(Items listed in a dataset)
════════════════

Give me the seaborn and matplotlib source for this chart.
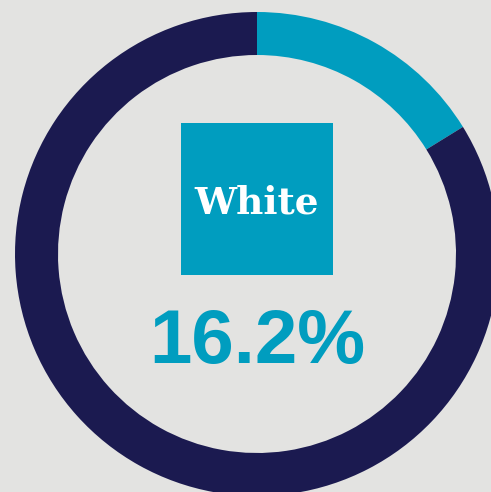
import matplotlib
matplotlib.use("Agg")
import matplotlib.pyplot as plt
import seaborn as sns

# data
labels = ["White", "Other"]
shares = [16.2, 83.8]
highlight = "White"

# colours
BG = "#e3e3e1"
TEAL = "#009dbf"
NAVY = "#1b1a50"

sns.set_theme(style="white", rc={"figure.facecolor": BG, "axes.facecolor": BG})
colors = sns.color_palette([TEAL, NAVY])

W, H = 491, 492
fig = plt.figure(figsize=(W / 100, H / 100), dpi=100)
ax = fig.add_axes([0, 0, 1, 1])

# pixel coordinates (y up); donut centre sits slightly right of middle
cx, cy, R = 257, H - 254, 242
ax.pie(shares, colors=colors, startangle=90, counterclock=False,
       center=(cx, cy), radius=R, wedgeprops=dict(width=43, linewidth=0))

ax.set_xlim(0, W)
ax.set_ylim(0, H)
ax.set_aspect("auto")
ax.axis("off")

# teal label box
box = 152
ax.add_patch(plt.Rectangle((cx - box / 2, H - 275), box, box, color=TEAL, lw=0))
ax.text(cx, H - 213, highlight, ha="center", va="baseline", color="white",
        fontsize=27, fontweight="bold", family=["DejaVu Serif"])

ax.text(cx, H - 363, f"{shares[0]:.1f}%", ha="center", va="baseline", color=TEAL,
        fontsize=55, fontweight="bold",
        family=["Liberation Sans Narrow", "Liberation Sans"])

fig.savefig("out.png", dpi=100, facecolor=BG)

════════════════

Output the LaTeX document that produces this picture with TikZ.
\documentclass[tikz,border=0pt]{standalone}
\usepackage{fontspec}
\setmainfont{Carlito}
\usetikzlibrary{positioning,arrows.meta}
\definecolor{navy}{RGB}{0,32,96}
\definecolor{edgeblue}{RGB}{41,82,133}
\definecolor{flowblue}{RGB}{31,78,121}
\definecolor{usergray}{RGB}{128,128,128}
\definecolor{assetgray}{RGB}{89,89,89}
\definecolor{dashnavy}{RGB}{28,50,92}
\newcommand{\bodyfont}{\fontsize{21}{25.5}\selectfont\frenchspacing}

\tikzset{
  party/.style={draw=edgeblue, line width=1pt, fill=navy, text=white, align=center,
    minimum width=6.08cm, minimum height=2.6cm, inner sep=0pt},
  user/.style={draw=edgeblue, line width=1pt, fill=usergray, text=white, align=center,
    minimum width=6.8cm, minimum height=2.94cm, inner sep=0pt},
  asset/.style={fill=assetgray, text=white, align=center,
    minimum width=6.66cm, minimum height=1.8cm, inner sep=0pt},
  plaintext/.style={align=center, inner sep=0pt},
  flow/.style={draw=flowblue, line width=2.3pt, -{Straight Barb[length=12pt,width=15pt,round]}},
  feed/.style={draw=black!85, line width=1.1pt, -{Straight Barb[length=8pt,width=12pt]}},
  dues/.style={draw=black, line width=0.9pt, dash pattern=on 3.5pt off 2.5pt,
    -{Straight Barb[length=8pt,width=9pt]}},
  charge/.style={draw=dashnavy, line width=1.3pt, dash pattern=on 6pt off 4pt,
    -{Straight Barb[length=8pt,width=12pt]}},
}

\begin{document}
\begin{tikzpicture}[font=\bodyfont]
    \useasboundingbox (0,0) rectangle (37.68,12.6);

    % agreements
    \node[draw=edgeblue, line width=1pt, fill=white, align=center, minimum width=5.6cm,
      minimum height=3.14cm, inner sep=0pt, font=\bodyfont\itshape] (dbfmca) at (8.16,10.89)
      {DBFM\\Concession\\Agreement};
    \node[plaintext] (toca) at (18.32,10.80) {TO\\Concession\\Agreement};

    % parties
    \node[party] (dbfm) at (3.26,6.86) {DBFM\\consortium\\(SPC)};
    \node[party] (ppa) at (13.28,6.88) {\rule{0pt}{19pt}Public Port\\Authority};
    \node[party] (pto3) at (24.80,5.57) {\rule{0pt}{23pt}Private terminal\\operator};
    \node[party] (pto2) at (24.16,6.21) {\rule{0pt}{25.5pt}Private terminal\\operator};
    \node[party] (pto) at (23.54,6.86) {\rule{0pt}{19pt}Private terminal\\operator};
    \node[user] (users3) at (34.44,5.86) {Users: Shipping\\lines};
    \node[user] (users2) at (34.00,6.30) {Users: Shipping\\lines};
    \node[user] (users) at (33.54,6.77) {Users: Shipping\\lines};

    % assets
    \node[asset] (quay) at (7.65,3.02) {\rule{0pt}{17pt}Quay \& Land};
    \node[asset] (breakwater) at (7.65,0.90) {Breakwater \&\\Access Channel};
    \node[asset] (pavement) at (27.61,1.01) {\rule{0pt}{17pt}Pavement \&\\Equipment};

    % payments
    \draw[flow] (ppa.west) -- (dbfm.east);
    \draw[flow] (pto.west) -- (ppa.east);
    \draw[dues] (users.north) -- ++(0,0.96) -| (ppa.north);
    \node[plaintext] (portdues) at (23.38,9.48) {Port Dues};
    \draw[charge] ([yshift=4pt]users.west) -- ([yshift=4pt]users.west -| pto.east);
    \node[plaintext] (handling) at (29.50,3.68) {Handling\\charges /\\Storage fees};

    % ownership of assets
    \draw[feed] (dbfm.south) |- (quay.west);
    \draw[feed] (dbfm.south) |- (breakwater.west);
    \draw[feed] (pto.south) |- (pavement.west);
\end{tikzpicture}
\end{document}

════════════════

[TO BE DONE]: Look back at the data above. Transcribe exactly the lines starting at the line that contains "Output the LaTeX" and ending at the line that contains "(toca) at (18.32,10.80)".

[FINISHED EXERCISE]:
Output the LaTeX document that produces this picture with TikZ.
\documentclass[tikz,border=0pt]{standalone}
\usepackage{fontspec}
\setmainfont{Carlito}
\usetikzlibrary{positioning,arrows.meta}
\definecolor{navy}{RGB}{0,32,96}
\definecolor{edgeblue}{RGB}{41,82,133}
\definecolor{flowblue}{RGB}{31,78,121}
\definecolor{usergray}{RGB}{128,128,128}
\definecolor{assetgray}{RGB}{89,89,89}
\definecolor{dashnavy}{RGB}{28,50,92}
\newcommand{\bodyfont}{\fontsize{21}{25.5}\selectfont\frenchspacing}

\tikzset{
  party/.style={draw=edgeblue, line width=1pt, fill=navy, text=white, align=center,
    minimum width=6.08cm, minimum height=2.6cm, inner sep=0pt},
  user/.style={draw=edgeblue, line width=1pt, fill=usergray, text=white, align=center,
    minimum width=6.8cm, minimum height=2.94cm, inner sep=0pt},
  asset/.style={fill=assetgray, text=white, align=center,
    minimum width=6.66cm, minimum height=1.8cm, inner sep=0pt},
  plaintext/.style={align=center, inner sep=0pt},
  flow/.style={draw=flowblue, line width=2.3pt, -{Straight Barb[length=12pt,width=15pt,round]}},
  feed/.style={draw=black!85, line width=1.1pt, -{Straight Barb[length=8pt,width=12pt]}},
  dues/.style={draw=black, line width=0.9pt, dash pattern=on 3.5pt off 2.5pt,
    -{Straight Barb[length=8pt,width=9pt]}},
  charge/.style={draw=dashnavy, line width=1.3pt, dash pattern=on 6pt off 4pt,
    -{Straight Barb[length=8pt,width=12pt]}},
}

\begin{document}
\begin{tikzpicture}[font=\bodyfont]
    \useasboundingbox (0,0) rectangle (37.68,12.6);

    % agreements
    \node[draw=edgeblue, line width=1pt, fill=white, align=center, minimum width=5.6cm,
      minimum height=3.14cm, inner sep=0pt, font=\bodyfont\itshape] (dbfmca) at (8.16,10.89)
      {DBFM\\Concession\\Agreement};
    \node[plaintext] (toca) at (18.32,10.80) {TO\\Concession\\Agreement};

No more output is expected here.